Today we were fortunate to arrive at a tiny monastery of the Bon sect of Buddhism while 8 students were praying for the return to health of their lama.  We sat down with them in their prayer hall and they offered us butter tea, which made Bernard gag so I had to drink both of our cups in order not to give offense.  We had an interesting talk with the oldest student, who spoke English well.  Our driver, whose family came to Sikkim from Tibet over 40 years ago, took us to a Tibetan settlement, where we stopped briefly to look around. Free Tibet sentiments are very much in evidence in Sikkim, where the populations from Tibet speak Tibetan and consider themselves Tibetan, not West Bengali. Those who are able send their kids to the school in Dharamsala where Tibetan is taught.   After that visit, we refreshed ourselves at a stall with a snack of vegetable momos, the local version of potstickers.  Momos–the vegetarian sort– are made from a fine noodle-like dough wrapped around diced vegetables perfumed with minced garlic and ginger, and then steamed.
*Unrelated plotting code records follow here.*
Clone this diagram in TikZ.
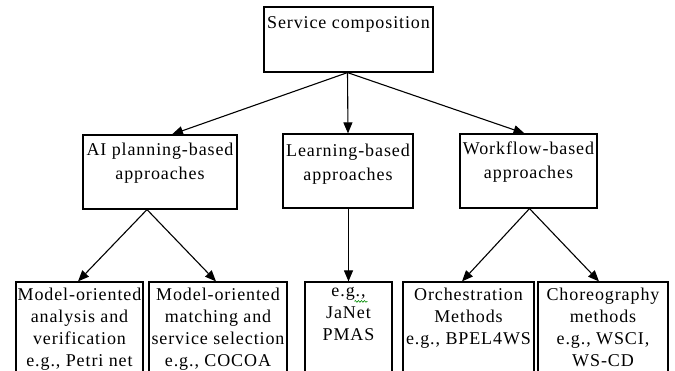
\documentclass[tikz,border=0pt]{standalone}
\usepackage{fontspec}
\setmainfont[LetterSpace=5]{Liberation Serif}
\usetikzlibrary{arrows.meta,decorations.pathmorphing}
\tikzset{
  box/.style={draw=black, line width=1.2pt, inner sep=0pt, rectangle},
  lbl/.style={anchor=north, align=center, inner sep=0pt, font=\fontsize{18}{22}\selectfont},
  midlbl/.style={lbl, font=\fontsize{18}{24}\selectfont},
  conn/.style={draw=black, line width=1.1pt, -{Triangle[length=11pt,width=9pt]}}
}
\begin{document}
\begin{tikzpicture}[x=1pt,y=-1pt]
\useasboundingbox (0,0) rectangle (675,371);
\fill[white] (0,0) rectangle (675,371);
\clip (0,0) rectangle (675,371);
% boxes
\node[box, minimum width=169pt, minimum height=65pt] (top) at (348.5,39.5) {};
\node[box, minimum width=154pt, minimum height=74pt] (ai) at (160,172) {};
\node[box, minimum width=130pt, minimum height=74pt] (learn) at (348,171) {};
\node[box, minimum width=137pt, minimum height=74pt] (work) at (528.5,171) {};
\node[box, minimum width=127pt, minimum height=100pt] (b1) at (79.5,332) {};
\node[box, minimum width=138pt, minimum height=100pt] (b2) at (218,332) {};
\node[box, minimum width=87pt, minimum height=100pt] (b3) at (348.5,332) {};
\node[box, minimum width=131pt, minimum height=100pt] (b4) at (468.5,332) {};
\node[box, minimum width=130pt, minimum height=100pt] (b5) at (603,332) {};
% labels
\node[lbl] (ttop) at ([yshift=-10pt]top.north) {Service composition};
\node[midlbl] (tai) at ([yshift=-8pt]ai.north) {AI planning-based\\approaches};
\node[midlbl] (tlearn) at ([yshift=-10pt]learn.north) {Learning-based\\approaches};
\node[midlbl] (twork) at ([yshift=-8pt]work.north) {Workflow-based\\approaches};
\node[lbl] (tb1) at ([yshift=-6pt]b1.north) {Model-oriented\\analysis and\\verification\\e.g., Petri net};
\node[lbl] (tb2) at ([yshift=-6pt]b2.north) {Model-oriented\\matching and\\service selection\\e.g., COCOA};
\node[lbl] (tb3) at ([yshift=-6pt]b3.north) {e.g.,\\JaNet\\PMAS};
\node[lbl] (tb4) at ([yshift=-6pt]b4.north) {Orchestration\\Methods\\e.g., BPEL4WS};
\node[lbl] (tb5) at ([yshift=-6pt]b5.north) {Choreography\\methods\\e.g., WSCI,\\WS-CD};
% spell-check squiggle under "e.g.,"
\coordinate (sq1) at ([xshift=6pt,yshift=-20pt]b3.north);
\coordinate (sq2) at ([xshift=19pt,yshift=-20pt]b3.north);
\draw[green!55!black, line width=0.6pt, decorate, decoration={snake, amplitude=0.9pt, segment length=3pt}] (sq1) -- (sq2);
% connectors
\draw[conn] ([xshift=-1pt]top.south) -- ([xshift=12pt]ai.north);
\draw[conn] ([xshift=-1pt]top.south) -- (learn.north);
\draw[conn] ([xshift=-1pt]top.south) -- ([xshift=-4pt]work.north);
\draw[conn] ([xshift=-13pt]ai.south) -- ([xshift=-1.5pt]b1.north);
\draw[conn] ([xshift=-13pt]ai.south) -- ([xshift=-2pt]b2.north);
\draw[conn] (b3.north |- learn.south) -- (b3.north);
\draw[conn] ([xshift=1pt]work.south) -- ([xshift=-6.5pt]b4.north);
\draw[conn] ([xshift=1pt]work.south) -- ([xshift=-4pt]b5.north);
\end{tikzpicture}
\end{document}
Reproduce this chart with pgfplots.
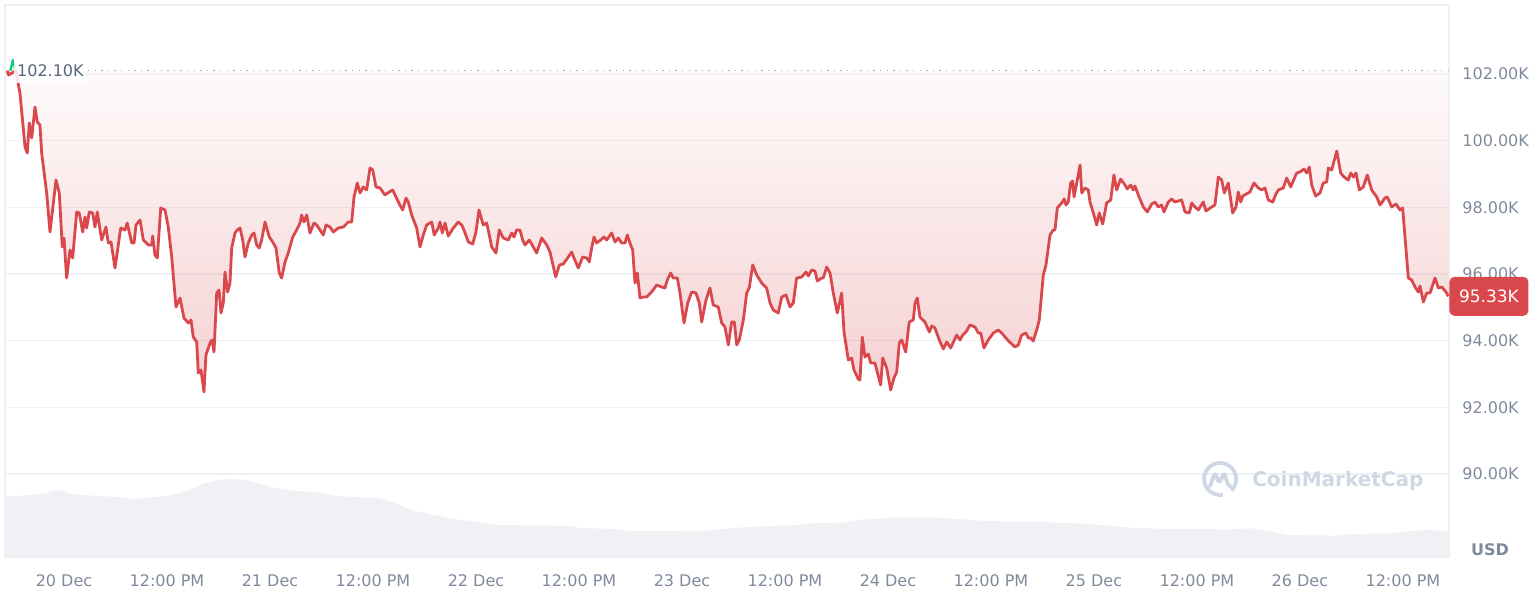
\documentclass[border=0pt]{standalone}
\usepackage{pgfplots}
\pgfplotsset{compat=1.18}
\usepackage{pgfplotstable}
\usepackage{fontspec}
\setmainfont{DejaVu Sans}

\definecolor{cmcred}{HTML}{D9484C}
\definecolor{cmcgreen}{HTML}{16C784}
\definecolor{ticktext}{HTML}{808A9D}
\definecolor{darktext}{HTML}{58667E}
\definecolor{gridc}{HTML}{EFF0F3}
\definecolor{volc}{HTML}{F0F1F5}
\definecolor{markc}{HTML}{CFD6E4}

% hours after 20 Dec 00:00, price in thousand USD
\pgfplotstableread{
h p
-6.62 102.10
-6.45 101.97
-5.62 102.10
-5.13 101.43
-4.54 99.81
-4.28 99.63
-4.04 100.53
-3.76 100.08
-3.38 101.01
-3.11 100.56
-2.80 100.47
-2.60 99.63
-2.02 98.43
-1.63 97.26
-0.93 98.82
-0.55 98.43
-0.20 96.81
0.00 97.08
0.31 95.88
0.70 96.72
1.01 96.48
1.48 97.86
1.78 97.83
2.18 97.26
2.45 97.71
2.64 97.38
2.95 97.86
3.34 97.83
3.61 97.41
3.88 97.86
4.39 97.02
4.89 97.41
5.16 96.93
5.48 96.96
5.94 96.18
6.61 97.38
7.11 97.32
7.37 97.53
7.89 96.93
8.16 96.93
8.39 97.47
8.86 97.62
9.24 97.02
9.82 96.87
10.22 96.87
10.33 97.14
10.60 96.57
10.87 96.48
11.27 97.98
11.77 97.92
12.15 97.41
12.55 96.51
13.05 95.01
13.52 95.28
13.98 94.68
14.48 94.53
14.80 94.62
15.06 94.11
15.46 93.96
15.65 93.03
15.96 93.12
16.31 92.46
16.54 93.57
17.01 93.93
17.24 94.02
17.48 93.66
17.79 95.43
18.06 95.52
18.29 94.83
18.56 95.13
18.76 96.06
19.07 95.46
19.34 95.73
19.54 96.78
19.92 97.23
20.19 97.32
20.51 97.38
20.82 97.02
21.09 96.51
21.47 96.93
21.87 97.17
22.14 97.23
22.45 96.87
22.75 96.78
23.03 97.02
23.42 97.56
23.92 97.11
24.32 96.96
24.70 96.78
25.08 96.03
25.36 95.88
25.75 96.36
26.13 96.63
26.65 97.11
27.11 97.32
27.50 97.53
27.69 97.77
27.96 97.56
28.28 97.77
28.66 97.23
29.13 97.53
29.44 97.47
29.83 97.32
30.21 97.17
30.53 97.47
30.99 97.41
31.38 97.26
31.96 97.38
32.54 97.41
33.12 97.56
33.52 97.56
33.79 98.31
34.17 98.73
34.49 98.43
34.87 98.61
35.27 98.52
35.65 99.18
35.97 99.12
36.35 98.61
36.82 98.58
37.40 98.37
37.90 98.46
38.30 98.52
38.95 98.16
39.46 97.92
39.85 98.28
40.11 98.16
40.51 97.77
41.09 97.38
41.48 96.81
41.86 97.17
42.26 97.47
42.84 97.56
43.14 97.17
43.61 97.38
43.81 97.56
44.08 97.23
44.39 97.53
44.77 97.14
45.36 97.38
45.94 97.56
46.34 97.47
46.60 97.32
47.11 96.96
47.62 96.90
48.00 97.26
48.35 97.92
48.85 97.47
49.25 97.53
49.55 97.17
49.83 96.81
50.33 96.63
50.72 97.32
51.18 97.08
51.77 97.02
52.16 97.23
52.43 97.11
52.74 97.32
53.13 97.32
53.44 97.02
53.71 96.87
54.21 97.02
54.68 96.81
55.07 96.63
55.66 97.08
56.24 96.87
56.62 96.66
57.29 95.91
57.71 96.27
58.17 96.30
58.76 96.51
59.15 96.66
59.42 96.48
59.92 96.18
60.43 96.51
60.90 96.48
61.20 96.36
61.48 96.78
61.75 97.11
62.06 96.93
62.53 97.02
62.92 97.11
63.23 97.02
63.81 97.23
64.20 96.96
64.58 97.08
64.98 96.93
65.36 96.93
65.63 97.17
65.94 96.93
66.26 96.72
66.53 95.73
66.80 96.03
67.11 95.28
67.49 95.31
67.89 95.31
68.47 95.46
69.05 95.67
69.64 95.61
70.02 95.58
70.29 95.82
70.69 96.03
70.99 95.88
71.46 95.88
71.77 95.43
72.24 94.53
72.67 95.13
73.13 95.46
73.63 95.43
74.02 95.13
74.30 94.56
74.80 95.22
75.26 95.58
75.65 95.07
76.23 95.01
76.63 94.53
77.01 94.41
77.40 93.87
77.79 94.56
78.10 94.56
78.38 93.87
78.68 94.02
79.15 94.62
79.54 95.43
79.84 95.58
80.24 96.27
80.71 95.97
81.29 95.73
81.87 95.58
82.26 95.13
82.64 94.92
83.22 94.83
83.62 95.31
84.12 95.37
84.59 95.01
84.97 95.13
85.36 95.88
85.95 95.91
86.45 96.06
86.72 95.94
87.11 96.12
87.50 96.09
87.77 95.79
88.28 95.88
88.47 95.88
88.86 96.21
89.25 96.03
89.63 95.43
90.10 94.83
90.61 95.43
90.88 94.26
91.38 93.42
91.77 93.48
92.04 93.12
92.54 92.85
92.74 92.82
93.01 94.11
93.32 93.51
93.71 93.60
93.99 93.33
94.49 93.33
94.69 93.12
95.15 92.67
95.39 93.48
95.85 93.18
96.32 92.52
96.70 92.88
97.02 93.06
97.32 93.93
97.60 94.02
98.07 93.66
98.48 94.56
98.95 94.62
99.15 95.13
99.42 95.28
99.73 94.71
100.31 94.56
100.82 94.26
101.10 94.44
101.48 94.38
101.98 94.02
102.45 93.75
102.85 93.96
103.31 93.78
104.01 94.17
104.39 94.02
104.71 94.17
105.09 94.26
105.56 94.47
106.14 94.41
106.53 94.23
106.81 94.23
107.19 93.78
107.69 94.02
108.28 94.23
108.86 94.32
109.25 94.23
109.84 94.05
110.30 93.93
110.80 93.81
111.19 93.87
111.58 94.17
112.08 94.23
112.35 94.08
112.63 94.08
112.93 93.99
113.33 94.32
113.63 94.62
114.10 95.97
114.41 96.27
114.88 97.17
115.26 97.32
115.46 97.32
115.73 97.98
116.24 98.13
116.54 98.25
116.74 98.07
117.01 98.16
117.29 98.73
117.52 98.79
117.68 98.31
118.06 98.82
118.38 99.27
118.58 98.43
118.96 98.58
119.34 98.52
119.54 98.16
120.00 97.77
120.32 97.47
120.62 97.83
121.02 97.50
121.48 98.13
121.95 98.22
122.33 98.97
122.65 98.52
123.11 98.85
123.62 98.67
123.88 98.55
124.28 98.67
124.58 98.52
124.78 98.64
125.17 98.37
125.75 98.01
126.22 97.86
126.73 98.10
127.11 98.16
127.50 98.01
127.89 98.07
128.16 97.86
128.66 98.16
129.06 98.25
129.44 98.16
130.22 98.22
130.61 97.86
131.11 97.83
131.39 98.13
131.77 98.01
132.16 97.92
132.74 98.16
133.05 97.89
133.72 98.01
134.10 98.07
134.49 98.91
134.88 98.82
135.19 98.43
135.65 98.73
136.16 97.83
136.55 98.01
136.82 98.46
137.10 98.16
137.33 98.34
138.18 98.46
138.65 98.73
139.15 98.58
139.54 98.52
139.93 98.58
140.31 98.22
140.83 98.16
141.21 98.40
141.48 98.52
142.06 98.58
142.46 98.88
142.92 98.61
143.62 99.03
144.00 99.06
144.47 99.15
144.78 99.03
145.09 99.21
145.37 98.67
145.83 98.34
146.34 98.43
146.72 98.73
147.12 98.76
147.31 99.18
147.70 99.12
148.29 99.69
148.75 99.03
149.13 98.91
149.64 98.82
149.92 99.03
150.22 98.91
150.53 99.03
150.92 98.52
151.38 98.61
151.85 98.97
152.36 98.52
152.95 98.31
153.33 98.07
153.91 98.28
154.18 98.31
154.69 98.01
155.19 98.10
155.66 97.92
155.97 97.98
156.24 97.11
156.63 95.88
157.02 95.82
157.41 95.61
157.79 95.46
157.99 95.64
158.38 95.16
158.77 95.43
159.16 95.43
159.74 95.88
160.13 95.58
160.52 95.61
161.02 95.46
161.29 95.33
}\price

% volume band, drawn in price units (top edge of the grey area)
\pgfplotstableread{
h v
-6.87 89.32
-3.96 89.37
-1.98 89.43
-1.40 89.52
0.00 89.50
0.58 89.40
2.33 89.37
4.02 89.34
6.29 89.31
8.33 89.25
9.20 89.28
10.91 89.31
12.58 89.37
14.65 89.52
16.08 89.70
17.79 89.82
18.94 89.85
21.21 89.82
22.37 89.74
24.70 89.58
26.98 89.49
29.24 89.46
31.57 89.34
33.87 89.31
36.70 89.28
38.45 89.13
40.78 88.90
43.05 88.77
45.32 88.65
47.65 88.57
50.51 88.47
59.07 88.44
60.24 88.38
64.31 88.35
66.00 88.29
74.57 88.30
78.06 88.38
79.81 88.41
85.71 88.47
87.38 88.53
90.88 88.54
92.59 88.62
94.30 88.65
97.17 88.70
101.77 88.69
104.04 88.65
106.93 88.60
110.92 88.57
114.41 88.57
115.54 88.54
119.54 88.50
123.58 88.40
128.16 88.35
136.20 88.34
138.50 88.37
140.22 88.30
142.49 88.17
148.26 88.15
149.36 88.19
154.57 88.22
156.30 88.27
158.57 88.32
161.37 88.30
}\volume

\begin{document}
\begin{tikzpicture}
\useasboundingbox (-2.5pt,-28.5pt) rectangle (767.5pt,278.5pt);
\begin{axis}[
  at={(0pt,0pt)}, anchor=south west,
  scale only axis,
  width=722pt, height=276pt,
  xmin=-6.874, xmax=161.37,
  ymin=87.51, ymax=104.07,
  axis line style={gridc, line width=0.8pt},
  xtick={0,12,...,156},
  xticklabels={20 Dec,12:00 PM,21 Dec,12:00 PM,22 Dec,12:00 PM,23 Dec,12:00 PM,24 Dec,12:00 PM,25 Dec,12:00 PM,26 Dec,12:00 PM},
  ytick={90,92,...,102},
  yticklabels={90.00K,92.00K,94.00K,96.00K,98.00K,100.00K,102.00K},
  yticklabel pos=right,
  major tick length=0pt,
  ymajorgrids,
  grid style={gridc, line width=0.8pt},
  /pgf/number format/assume math mode=true,
  tick label style={font=\fontsize{8}{9}\selectfont, text=ticktext},
  xticklabel style={anchor=center, yshift=-12pt},
  yticklabel style={anchor=west, inner sep=0pt, xshift=6.5pt},
]
  % volume
  \addplot[draw=none, fill=volc] table[x=h, y=v] {\volume} \closedcycle;

  % open price reference
  \draw[ticktext!75, line width=0.7pt, dash pattern=on 0.7pt off 2.6pt]
    (axis cs:2.8,102.1) -- (axis cs:161.37,102.1);

  % shaded area between price and open
  \addplot[draw=none, top color=cmcred!10, bottom color=cmcred, fill opacity=0.25]
    table[x=h, y=p] {\price} -- (axis cs:161.29,102.1) -- cycle;

  % green part above open
  \addplot[cmcgreen, line width=1.2pt, line join=round] coordinates {
    (-6.25,102.10) (-5.95,102.42) (-5.62,102.10)};

  % price line
  \addplot[cmcred, line width=1.4pt, line join=round] table[x=h, y=p] {\price};

  \node[anchor=west, fill=white, fill opacity=0.85, text opacity=1, text=darktext,
        inner xsep=1pt, inner ysep=3pt, minimum width=36pt,
        font=\fontsize{8}{9}\selectfont] at (axis cs:-5.82,102.1) {102.10K};

  \node[anchor=base west, inner sep=0pt, text=markc,
        font=\bfseries\fontsize{10}{12}\selectfont] at (axis cs:138.4,89.61) {CoinMarketCap};

  \coordinate (endp) at (axis cs:161.37,95.33);
  \coordinate (logo) at (axis cs:134.7,89.85);
\end{axis}

\node[anchor=west, fill=cmcred, rounded corners=2.5pt, text=white, inner sep=0pt,
      minimum width=39.5pt, minimum height=19.5pt,
      font=\fontsize{8.5}{10}\selectfont] at (endp) {95.33K};

\node[text=ticktext, font=\bfseries\fontsize{8}{9}\selectfont] at (742.5pt,3.5pt) {USD};

\begin{scope}[shift={(logo)}]
  \draw[markc, line width=1.9pt] (-45:8pt) arc[start angle=-45, end angle=280, radius=8pt];
  \draw[markc, line width=1.9pt, line cap=round, line join=round, rounded corners=1.2pt]
    (-5pt,-3.5pt) -- (-2.6pt,3pt) -- (-0.4pt,-2pt) -- (2pt,3pt) -- (4pt,-3pt) -- (5.5pt,-4pt);
\end{scope}
\end{tikzpicture}
\end{document}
They’re delicious.  Two big plates of these, plus a cup of coffee and my favorite masala tea, cost us 90 cents.

Later in the day, we arrived at Rumtek, a large monastery with its own village, where again the monks were praying.  We sat in the back of their hall and listened.  In front of us sat 60 monks at 6 long, low tables, set in between tall square scarlet pillars. All had blood red cloaks with fur trim around their shoulders.  They chanted in deep tones, over which rose the clear bell of a soprano from one of the young novices.   As we listened, 16 sky blue drums were raised from the tables, the special horns were extended their full 6-foot length, and with one simultaneous bang of the drums, the deep braying of the horns began.   Wandering to the back of the hall, we could view the various incarnations of this particular sect’s Buddha, along with ornately carved butter sculptures and a photograph of the latest Karmapa of the monastery, a young man presently living in Dharamsala with the Dalai Lama, since the Indian gov’t won’t allow him to be installed at Rumtek for fear of angering China.  While there have been a few Indian visitors in the places we’ve been to, we’ve been the only foreigners.  Sitting in the dimly lit ghompas during these prayer sessions is utterly mesmerizing, taking us out of our mundane thoughts and giving us the feeling we’ve been privileged for a short time to enter another world.